_Given information_
────────────────────────────────────────

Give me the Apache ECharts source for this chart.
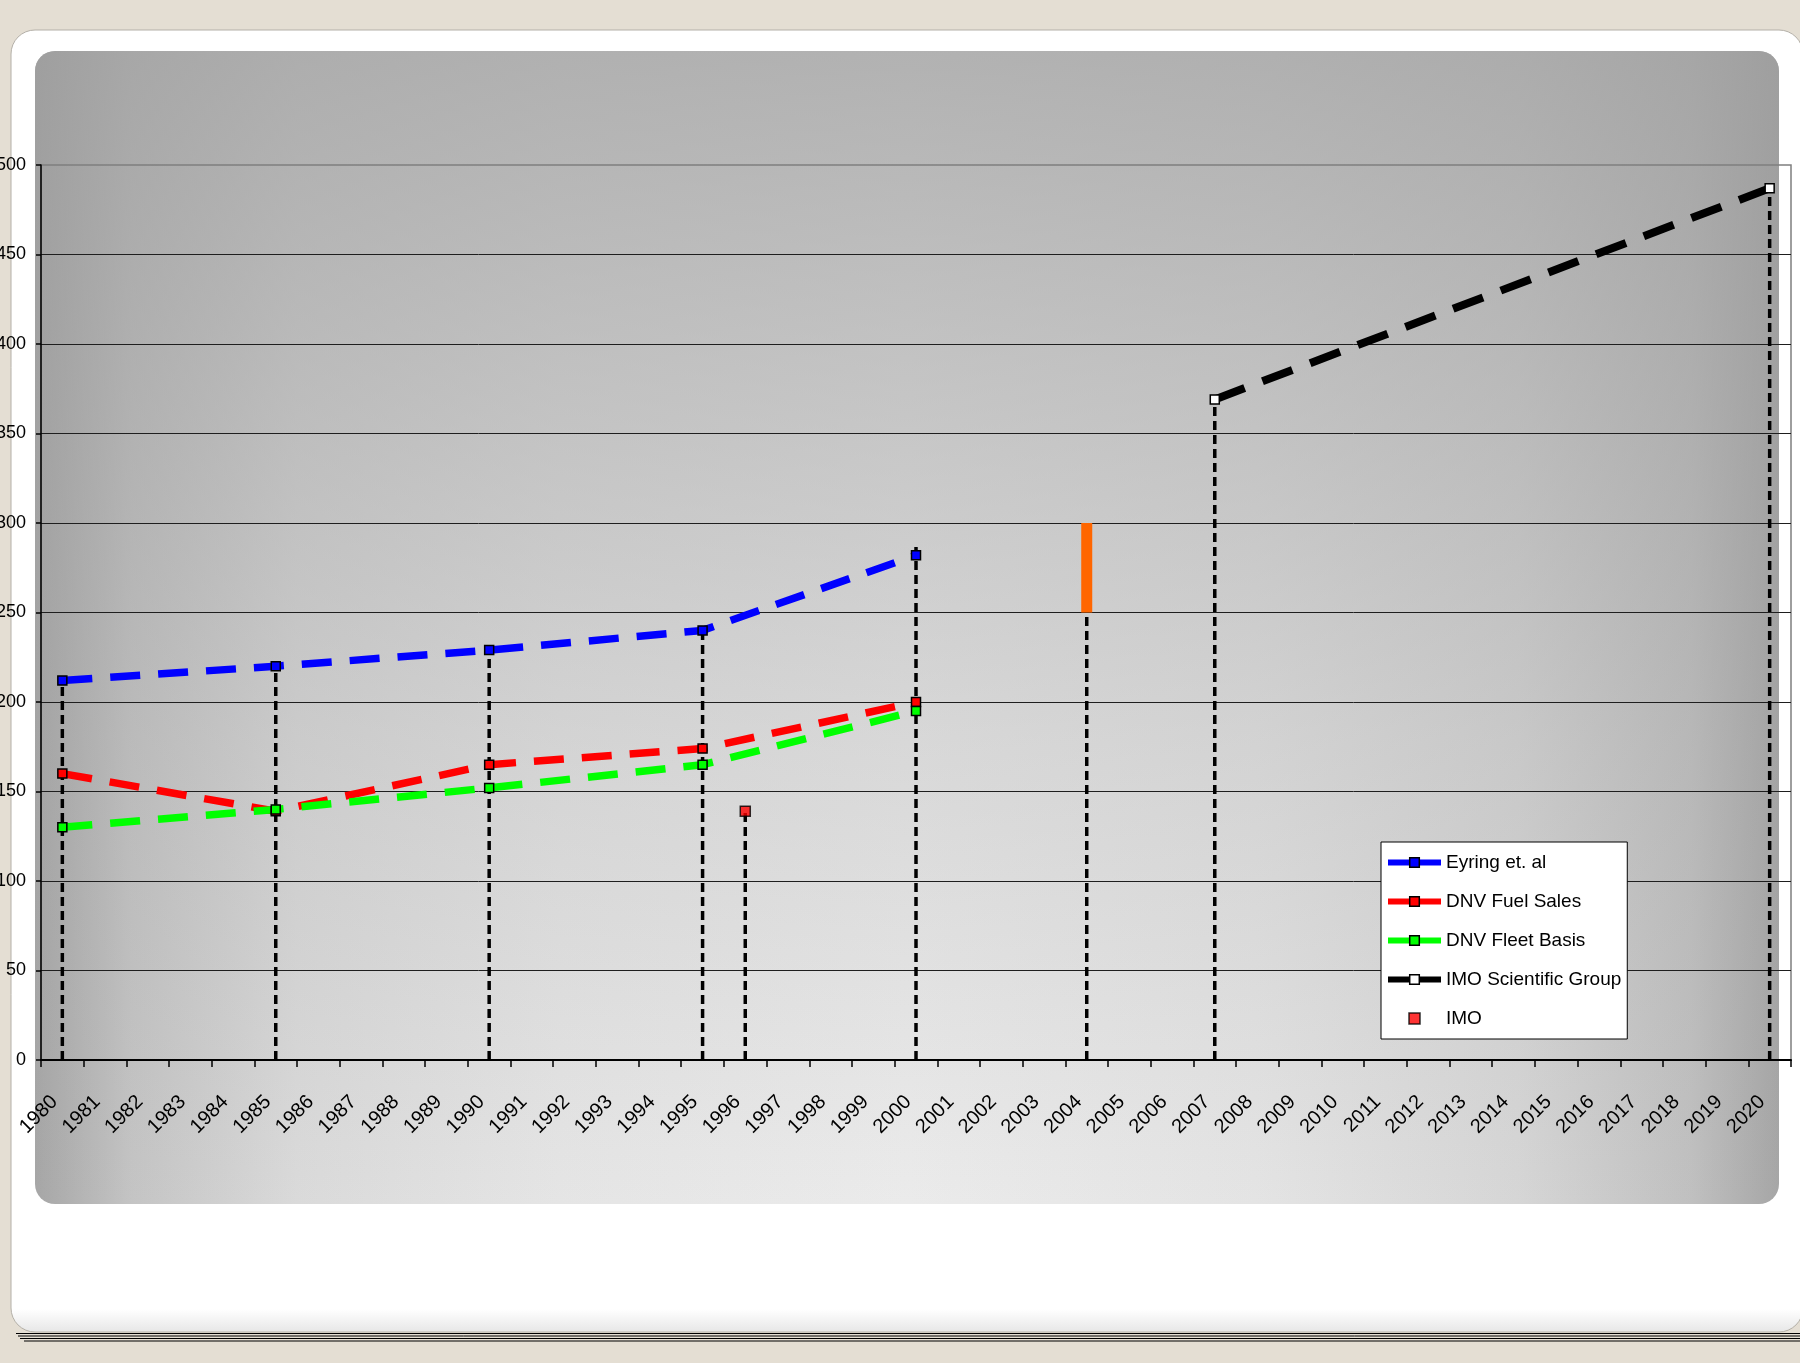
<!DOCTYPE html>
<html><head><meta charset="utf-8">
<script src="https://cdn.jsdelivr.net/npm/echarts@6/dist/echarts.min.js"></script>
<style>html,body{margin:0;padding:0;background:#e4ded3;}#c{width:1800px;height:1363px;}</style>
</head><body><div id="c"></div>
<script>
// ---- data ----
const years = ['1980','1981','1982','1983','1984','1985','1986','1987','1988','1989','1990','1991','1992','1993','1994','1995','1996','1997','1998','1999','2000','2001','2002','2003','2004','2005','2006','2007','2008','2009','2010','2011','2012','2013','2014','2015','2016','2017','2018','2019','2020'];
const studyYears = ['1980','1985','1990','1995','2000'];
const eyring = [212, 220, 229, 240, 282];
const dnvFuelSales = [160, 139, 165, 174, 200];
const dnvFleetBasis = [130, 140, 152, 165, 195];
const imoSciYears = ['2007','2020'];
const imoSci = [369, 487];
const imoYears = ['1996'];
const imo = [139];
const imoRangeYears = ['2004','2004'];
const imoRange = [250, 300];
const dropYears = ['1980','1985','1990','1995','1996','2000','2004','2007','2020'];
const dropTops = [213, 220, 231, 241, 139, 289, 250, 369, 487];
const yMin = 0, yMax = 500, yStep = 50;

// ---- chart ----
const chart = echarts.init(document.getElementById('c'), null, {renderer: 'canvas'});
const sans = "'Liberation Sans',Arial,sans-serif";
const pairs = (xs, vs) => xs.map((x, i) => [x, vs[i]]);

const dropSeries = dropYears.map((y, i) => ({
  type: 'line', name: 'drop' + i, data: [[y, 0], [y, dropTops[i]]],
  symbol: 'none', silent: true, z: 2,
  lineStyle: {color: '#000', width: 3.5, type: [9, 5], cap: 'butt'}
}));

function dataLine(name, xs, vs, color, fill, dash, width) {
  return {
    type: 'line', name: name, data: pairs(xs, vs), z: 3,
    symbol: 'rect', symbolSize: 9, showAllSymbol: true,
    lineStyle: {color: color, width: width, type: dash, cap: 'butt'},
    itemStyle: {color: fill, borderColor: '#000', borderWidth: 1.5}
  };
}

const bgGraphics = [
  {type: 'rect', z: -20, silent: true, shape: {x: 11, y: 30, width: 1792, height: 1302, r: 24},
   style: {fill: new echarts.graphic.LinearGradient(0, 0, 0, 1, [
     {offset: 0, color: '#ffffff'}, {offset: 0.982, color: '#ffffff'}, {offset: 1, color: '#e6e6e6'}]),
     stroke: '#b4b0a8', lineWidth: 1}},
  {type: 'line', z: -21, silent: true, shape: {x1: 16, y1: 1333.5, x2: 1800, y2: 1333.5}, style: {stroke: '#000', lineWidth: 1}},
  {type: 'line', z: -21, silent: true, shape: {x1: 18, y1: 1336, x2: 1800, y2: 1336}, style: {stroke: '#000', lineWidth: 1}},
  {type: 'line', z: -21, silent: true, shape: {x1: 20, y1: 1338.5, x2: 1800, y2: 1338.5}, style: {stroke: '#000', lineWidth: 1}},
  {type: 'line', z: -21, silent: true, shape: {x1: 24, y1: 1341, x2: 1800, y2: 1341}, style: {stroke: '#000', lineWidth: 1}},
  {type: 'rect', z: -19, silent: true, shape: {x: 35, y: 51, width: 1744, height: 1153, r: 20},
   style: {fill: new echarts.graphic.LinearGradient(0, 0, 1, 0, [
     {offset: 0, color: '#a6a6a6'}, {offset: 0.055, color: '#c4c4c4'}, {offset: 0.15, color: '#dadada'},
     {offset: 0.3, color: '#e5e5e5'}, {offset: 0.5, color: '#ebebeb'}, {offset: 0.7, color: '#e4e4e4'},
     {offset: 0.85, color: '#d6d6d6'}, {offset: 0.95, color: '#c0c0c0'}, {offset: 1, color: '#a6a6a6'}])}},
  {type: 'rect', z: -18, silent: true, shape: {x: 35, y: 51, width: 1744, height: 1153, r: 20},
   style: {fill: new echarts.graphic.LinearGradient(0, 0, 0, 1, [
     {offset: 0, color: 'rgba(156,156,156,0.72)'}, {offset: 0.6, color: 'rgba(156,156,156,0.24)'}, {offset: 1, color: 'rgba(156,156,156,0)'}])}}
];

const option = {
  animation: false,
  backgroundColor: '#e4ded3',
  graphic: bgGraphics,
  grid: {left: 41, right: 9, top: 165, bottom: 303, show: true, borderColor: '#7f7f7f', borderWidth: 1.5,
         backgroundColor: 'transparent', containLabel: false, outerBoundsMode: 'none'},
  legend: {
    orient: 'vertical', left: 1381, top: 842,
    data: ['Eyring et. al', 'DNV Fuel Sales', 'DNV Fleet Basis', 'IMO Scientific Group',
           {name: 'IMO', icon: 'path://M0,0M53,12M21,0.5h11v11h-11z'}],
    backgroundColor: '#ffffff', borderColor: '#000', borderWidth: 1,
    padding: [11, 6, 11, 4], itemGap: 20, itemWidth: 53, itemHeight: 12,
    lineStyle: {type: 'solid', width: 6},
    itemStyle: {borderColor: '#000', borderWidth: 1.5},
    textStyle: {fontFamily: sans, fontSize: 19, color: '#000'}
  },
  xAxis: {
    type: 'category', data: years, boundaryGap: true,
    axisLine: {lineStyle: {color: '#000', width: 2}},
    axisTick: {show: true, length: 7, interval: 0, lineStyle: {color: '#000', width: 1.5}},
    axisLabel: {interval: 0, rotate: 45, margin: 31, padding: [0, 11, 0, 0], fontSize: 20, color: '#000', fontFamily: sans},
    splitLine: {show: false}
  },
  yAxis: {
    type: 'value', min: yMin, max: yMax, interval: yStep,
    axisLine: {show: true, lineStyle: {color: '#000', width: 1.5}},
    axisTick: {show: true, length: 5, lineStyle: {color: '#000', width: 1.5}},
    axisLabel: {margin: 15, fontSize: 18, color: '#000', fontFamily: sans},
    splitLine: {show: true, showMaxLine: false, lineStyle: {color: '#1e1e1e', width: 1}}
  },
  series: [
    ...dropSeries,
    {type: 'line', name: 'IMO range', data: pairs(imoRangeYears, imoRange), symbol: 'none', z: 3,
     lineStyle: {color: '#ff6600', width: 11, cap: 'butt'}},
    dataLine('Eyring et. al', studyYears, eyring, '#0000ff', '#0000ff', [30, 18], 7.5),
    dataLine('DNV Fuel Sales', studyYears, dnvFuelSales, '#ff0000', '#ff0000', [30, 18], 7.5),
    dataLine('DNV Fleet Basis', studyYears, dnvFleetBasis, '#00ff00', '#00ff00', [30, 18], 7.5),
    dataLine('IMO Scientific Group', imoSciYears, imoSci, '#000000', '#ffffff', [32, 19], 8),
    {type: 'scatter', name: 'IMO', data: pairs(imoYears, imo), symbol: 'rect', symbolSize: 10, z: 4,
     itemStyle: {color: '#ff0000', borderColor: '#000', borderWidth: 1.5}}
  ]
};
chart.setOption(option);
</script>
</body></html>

────────────────────────────────────────

_Your task_
Restate the entire listing word for word, excluding pictures.

_Task result_
Give me the Apache ECharts source for this chart.
<!DOCTYPE html>
<html><head><meta charset="utf-8">
<script src="https://cdn.jsdelivr.net/npm/echarts@6/dist/echarts.min.js"></script>
<style>html,body{margin:0;padding:0;background:#e4ded3;}#c{width:1800px;height:1363px;}</style>
</head><body><div id="c"></div>
<script>
// ---- data ----
const years = ['1980','1981','1982','1983','1984','1985','1986','1987','1988','1989','1990','1991','1992','1993','1994','1995','1996','1997','1998','1999','2000','2001','2002','2003','2004','2005','2006','2007','2008','2009','2010','2011','2012','2013','2014','2015','2016','2017','2018','2019','2020'];
const studyYears = ['1980','1985','1990','1995','2000'];
const eyring = [212, 220, 229, 240, 282];
const dnvFuelSales = [160, 139, 165, 174, 200];
const dnvFleetBasis = [130, 140, 152, 165, 195];
const imoSciYears = ['2007','2020'];
const imoSci = [369, 487];
const imoYears = ['1996'];
const imo = [139];
const imoRangeYears = ['2004','2004'];
const imoRange = [250, 300];
const dropYears = ['1980','1985','1990','1995','1996','2000','2004','2007','2020'];
const dropTops = [213, 220, 231, 241, 139, 289, 250, 369, 487];
const yMin = 0, yMax = 500, yStep = 50;

// ---- chart ----
const chart = echarts.init(document.getElementById('c'), null, {renderer: 'canvas'});
const sans = "'Liberation Sans',Arial,sans-serif";
const pairs = (xs, vs) => xs.map((x, i) => [x, vs[i]]);

const dropSeries = dropYears.map((y, i) => ({
  type: 'line', name: 'drop' + i, data: [[y, 0], [y, dropTops[i]]],
  symbol: 'none', silent: true, z: 2,
  lineStyle: {color: '#000', width: 3.5, type: [9, 5], cap: 'butt'}
}));

function dataLine(name, xs, vs, color, fill, dash, width) {
  return {
    type: 'line', name: name, data: pairs(xs, vs), z: 3,
    symbol: 'rect', symbolSize: 9, showAllSymbol: true,
    lineStyle: {color: color, width: width, type: dash, cap: 'butt'},
    itemStyle: {color: fill, borderColor: '#000', borderWidth: 1.5}
  };
}

const bgGraphics = [
  {type: 'rect', z: -20, silent: true, shape: {x: 11, y: 30, width: 1792, height: 1302, r: 24},
   style: {fill: new echarts.graphic.LinearGradient(0, 0, 0, 1, [
     {offset: 0, color: '#ffffff'}, {offset: 0.982, color: '#ffffff'}, {offset: 1, color: '#e6e6e6'}]),
     stroke: '#b4b0a8', lineWidth: 1}},
  {type: 'line', z: -21, silent: true, shape: {x1: 16, y1: 1333.5, x2: 1800, y2: 1333.5}, style: {stroke: '#000', lineWidth: 1}},
  {type: 'line', z: -21, silent: true, shape: {x1: 18, y1: 1336, x2: 1800, y2: 1336}, style: {stroke: '#000', lineWidth: 1}},
  {type: 'line', z: -21, silent: true, shape: {x1: 20, y1: 1338.5, x2: 1800, y2: 1338.5}, style: {stroke: '#000', lineWidth: 1}},
  {type: 'line', z: -21, silent: true, shape: {x1: 24, y1: 1341, x2: 1800, y2: 1341}, style: {stroke: '#000', lineWidth: 1}},
  {type: 'rect', z: -19, silent: true, shape: {x: 35, y: 51, width: 1744, height: 1153, r: 20},
   style: {fill: new echarts.graphic.LinearGradient(0, 0, 1, 0, [
     {offset: 0, color: '#a6a6a6'}, {offset: 0.055, color: '#c4c4c4'}, {offset: 0.15, color: '#dadada'},
     {offset: 0.3, color: '#e5e5e5'}, {offset: 0.5, color: '#ebebeb'}, {offset: 0.7, color: '#e4e4e4'},
     {offset: 0.85, color: '#d6d6d6'}, {offset: 0.95, color: '#c0c0c0'}, {offset: 1, color: '#a6a6a6'}])}},
  {type: 'rect', z: -18, silent: true, shape: {x: 35, y: 51, width: 1744, height: 1153, r: 20},
   style: {fill: new echarts.graphic.LinearGradient(0, 0, 0, 1, [
     {offset: 0, color: 'rgba(156,156,156,0.72)'}, {offset: 0.6, color: 'rgba(156,156,156,0.24)'}, {offset: 1, color: 'rgba(156,156,156,0)'}])}}
];

const option = {
  animation: false,
  backgroundColor: '#e4ded3',
  graphic: bgGraphics,
  grid: {left: 41, right: 9, top: 165, bottom: 303, show: true, borderColor: '#7f7f7f', borderWidth: 1.5,
         backgroundColor: 'transparent', containLabel: false, outerBoundsMode: 'none'},
  legend: {
    orient: 'vertical', left: 1381, top: 842,
    data: ['Eyring et. al', 'DNV Fuel Sales', 'DNV Fleet Basis', 'IMO Scientific Group',
           {name: 'IMO', icon: 'path://M0,0M53,12M21,0.5h11v11h-11z'}],
    backgroundColor: '#ffffff', borderColor: '#000', borderWidth: 1,
    padding: [11, 6, 11, 4], itemGap: 20, itemWidth: 53, itemHeight: 12,
    lineStyle: {type: 'solid', width: 6},
    itemStyle: {borderColor: '#000', borderWidth: 1.5},
    textStyle: {fontFamily: sans, fontSize: 19, color: '#000'}
  },
  xAxis: {
    type: 'category', data: years, boundaryGap: true,
    axisLine: {lineStyle: {color: '#000', width: 2}},
    axisTick: {show: true, length: 7, interval: 0, lineStyle: {color: '#000', width: 1.5}},
    axisLabel: {interval: 0, rotate: 45, margin: 31, padding: [0, 11, 0, 0], fontSize: 20, color: '#000', fontFamily: sans},
    splitLine: {show: false}
  },
  yAxis: {
    type: 'value', min: yMin, max: yMax, interval: yStep,
    axisLine: {show: true, lineStyle: {color: '#000', width: 1.5}},
    axisTick: {show: true, length: 5, lineStyle: {color: '#000', width: 1.5}},
    axisLabel: {margin: 15, fontSize: 18, color: '#000', fontFamily: sans},
    splitLine: {show: true, showMaxLine: false, lineStyle: {color: '#1e1e1e', width: 1}}
  },
  series: [
    ...dropSeries,
    {type: 'line', name: 'IMO range', data: pairs(imoRangeYears, imoRange), symbol: 'none', z: 3,
     lineStyle: {color: '#ff6600', width: 11, cap: 'butt'}},
    dataLine('Eyring et. al', studyYears, eyring, '#0000ff', '#0000ff', [30, 18], 7.5),
    dataLine('DNV Fuel Sales', studyYears, dnvFuelSales, '#ff0000', '#ff0000', [30, 18], 7.5),
    dataLine('DNV Fleet Basis', studyYears, dnvFleetBasis, '#00ff00', '#00ff00', [30, 18], 7.5),
    dataLine('IMO Scientific Group', imoSciYears, imoSci, '#000000', '#ffffff', [32, 19], 8),
    {type: 'scatter', name: 'IMO', data: pairs(imoYears, imo), symbol: 'rect', symbolSize: 10, z: 4,
     itemStyle: {color: '#ff0000', borderColor: '#000', borderWidth: 1.5}}
  ]
};
chart.setOption(option);
</script>
</body></html>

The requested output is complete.